Dalle vignette al film su Maometto, chi tocca l'Islam muore

Lo scrittore indiano Rushdie, autore dei "Versetti satanici", fu condannato a morte per blasfemia. Il regista olandese Theo Van Ghog fu ucciso nel 2004. Poi le violenze per le vignette satiriche danesi

Dalle vignette al film su Maometto, chi tocca l'Islam muore

Chi tocca l'Islam muore. La storia degli ultimi anni è piena di episodi di violenza scatenati da libri, film e spettacoli teatrali considerati offensivi nei confronti della religione musulmana. A volte anche "solo" vignette satiriche. Il problema è che per alcuni non esiste libertà di pensiero, parlare di certi argomenti è tabù. I fondamentalisti islamici (e a volte non solo loro) non ammettono eccezioni e si vendicano contro chi sgarra. La prima volta che l'odio fontamentalista si è scagliato contro una rappresentazione culturale che osava parlare di Maometto fu nel 1988. A scatenare la rabbia furono "I versetti satanici", un romanzo di Salman Rushdie. Era una storia fantastica ma vi si potevano scorgere delle allusioni (considerate offensive) nei confronti del Profeta. L'ayatollah Khomeini pronunciò una fatwa nei confronti dell'autore, decretandone la condanna a morte per blasfemia. Rushdie si salvò rifugiandosi in Gran Bretagna, dove da allora vive sotto protezione. A distanza di venti anni la fatwa è stata reiterata con la seguente motivazione: "La condanna a morte dell'Imam Khomeini contro Salman Rushdie ha un significato storico per l'Islam e non è semplicemente una condanna a morte". Diverse persone che a vario titolo hanno avuto a che fare con quel libro sono finiti nel mirino dei fondamentalisti islamici: il traduttore giapponese Hitoshi Igari è stato ucciso, quello italiano, Ettore Capriolo, è stato ferito. Ferito anche l'editore norvegese del libro.

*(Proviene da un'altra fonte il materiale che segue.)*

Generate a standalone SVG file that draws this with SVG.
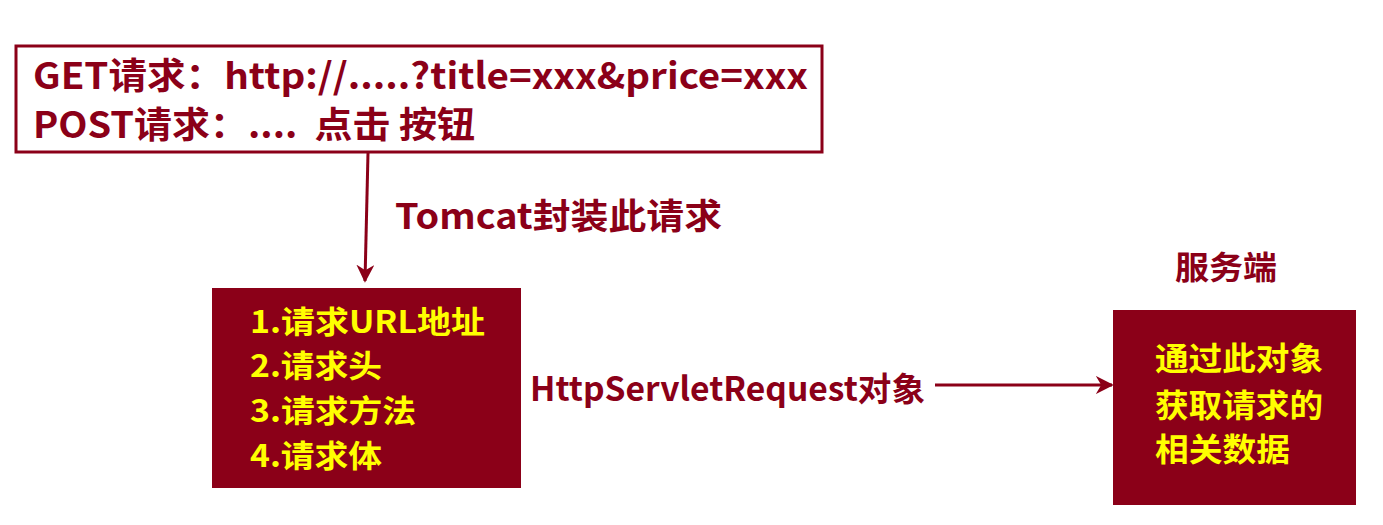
<svg xmlns="http://www.w3.org/2000/svg" width="1383" height="525" viewBox="0 0 1383 525">
<defs>
<style>
text{font-family:"Noto Sans CJK SC","Microsoft YaHei",sans-serif;font-weight:bold}
.red{fill:#8B0018}
.yl{fill:#FFFF00}
.ln{stroke:#8B0018;stroke-width:3;fill:none}
</style>
<marker id="ah" viewBox="0 0 10 10" refX="9" refY="5" markerWidth="6" markerHeight="6" orient="auto" markerUnits="strokeWidth">
<path d="M0,0 L10,5 L0,10 L3,5 Z" fill="#8B0018"/>
</marker>
</defs>
<rect width="1383" height="525" fill="#fff"/>
<g id="request">
<rect x="16" y="46" width="806" height="106" fill="#fff" stroke="#8B0018" stroke-width="3"/>
<text x="33" y="89" font-size="36" class="red" textLength="775" lengthAdjust="spacingAndGlyphs">GET请求：http://.....?title=xxx&amp;price=xxx</text>
<text x="33" y="138" font-size="36" class="red" textLength="442" lengthAdjust="spacingAndGlyphs" xml:space="preserve">POST请求：....  点击 按钮</text>
</g>
<g id="request-object">
<rect x="212" y="288" width="309" height="200" fill="#8B0018"/>
<text x="250" y="333" font-size="31" class="yl" textLength="235" lengthAdjust="spacingAndGlyphs">1.请求URL地址</text>
<text x="250" y="377" font-size="31" class="yl" textLength="132" lengthAdjust="spacingAndGlyphs">2.请求头</text>
<text x="250" y="422" font-size="31" class="yl" textLength="166" lengthAdjust="spacingAndGlyphs">3.请求方法</text>
<text x="250" y="467" font-size="31" class="yl" textLength="132" lengthAdjust="spacingAndGlyphs">4.请求体</text>
</g>
<g id="server">
<text x="1175" y="279" font-size="32" class="red" textLength="102" lengthAdjust="spacingAndGlyphs">服务端</text>
<rect x="1113" y="310" width="243" height="195" fill="#8B0018"/>
<text x="1155" y="370" font-size="32" class="yl" textLength="168" lengthAdjust="spacingAndGlyphs">通过此对象</text>
<text x="1155" y="417" font-size="32" class="yl" textLength="168" lengthAdjust="spacingAndGlyphs">获取请求的</text>
<text x="1155" y="461" font-size="32" class="yl" textLength="135" lengthAdjust="spacingAndGlyphs">相关数据</text>
</g>
<g id="connectors">
<line x1="368" y1="153" x2="365" y2="281" class="ln" marker-end="url(#ah)"/>
<text x="395" y="229" font-size="35" class="red" textLength="327" lengthAdjust="spacingAndGlyphs">Tomcat封装此请求</text>
<line x1="935" y1="385" x2="1112" y2="385" class="ln" marker-end="url(#ah)"/>
<text x="530" y="401" font-size="33" class="red" textLength="395" lengthAdjust="spacingAndGlyphs">HttpServletRequest对象</text>
</g>
</svg>
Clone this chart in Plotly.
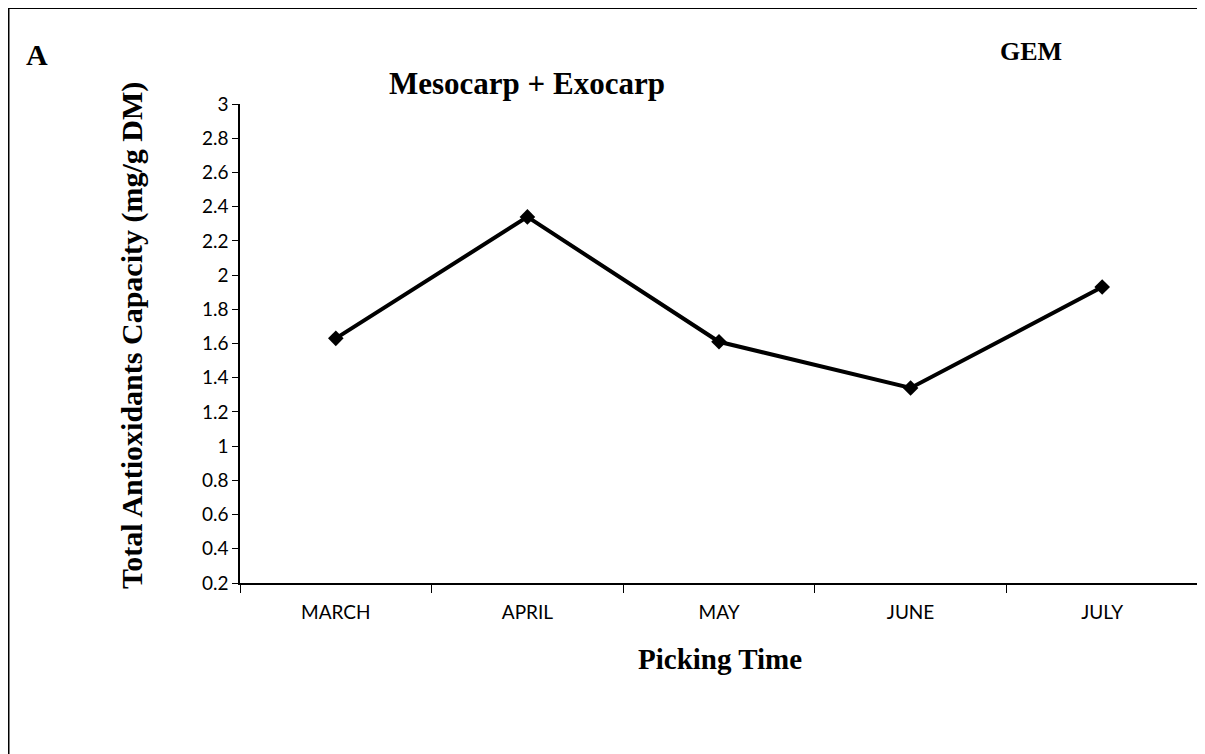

Nel novembre 2004 fu un film a scatenare l'odio anti occidentale. Theo Van Gogh, il regista olandese di Submission, un cortometraggio che affrontava il tema della condizione delle donne nell'Islam, fu ucciso in pieno centro ad Amsterdam. L'assassino dopo averlo freddato con otto colpi di pistola gli tagliò la gola.

Un'altra violenta esplosione di odio fondamentalista si verificò nel 2005. Quella volta a scatenarla furono alcune vignette satiriche, pubblicate da un giornale danese (Jyllands- Posten). Prima scoppiarono le proteste in diverse parti del mondo (e il boicottaggio dei prodotti danesi), poi qualcuno cercò di eliminare fisicamente - e più di una volta - uno dei vignettisti. Nel febbraio 2006 il ministro Roberto Calderoli, nel corso di un'intervista al Tg1, mostrò una maglietta - sotto la giacca - raffigurante una delle vignette dello scandalo. Nel giro di poche ore la notizia arrivò in Libia scatenando l'assalto al consolato italiano a Bengasi. E per calmare le acque Calderoli fu costretto alle dimissioni.

L'ultimo episodio drammatico è di queste ore. Un gruppo di persone ha assaltato con granate e armi da fuoco il consolato americano di Bengasi, nell'est della Libia, causando la morte dell'ambasciatore Usa e di tre funzionari. Tre quarti d'ora di cieca violenza scatenata da un film ritenuto offensivo nei confronti dell'Islam: "Innocence of Muslim" (L'innocenza dei musulmani). Il film diffuso online su YouTube, "è disumano e offensivo" nei confronti dell'Islam, ha detto il presidente afghano Hamid Karzai.

E il governo di Kabul ha bloccato Youtube. Quello egiziano, invece, ha promesso azioni legali contro il produttore del film. Dal Cairo a Kabul è partita la corsa a rassicurare le correnti più estreme dell'Islam, per evitare guai peggiori.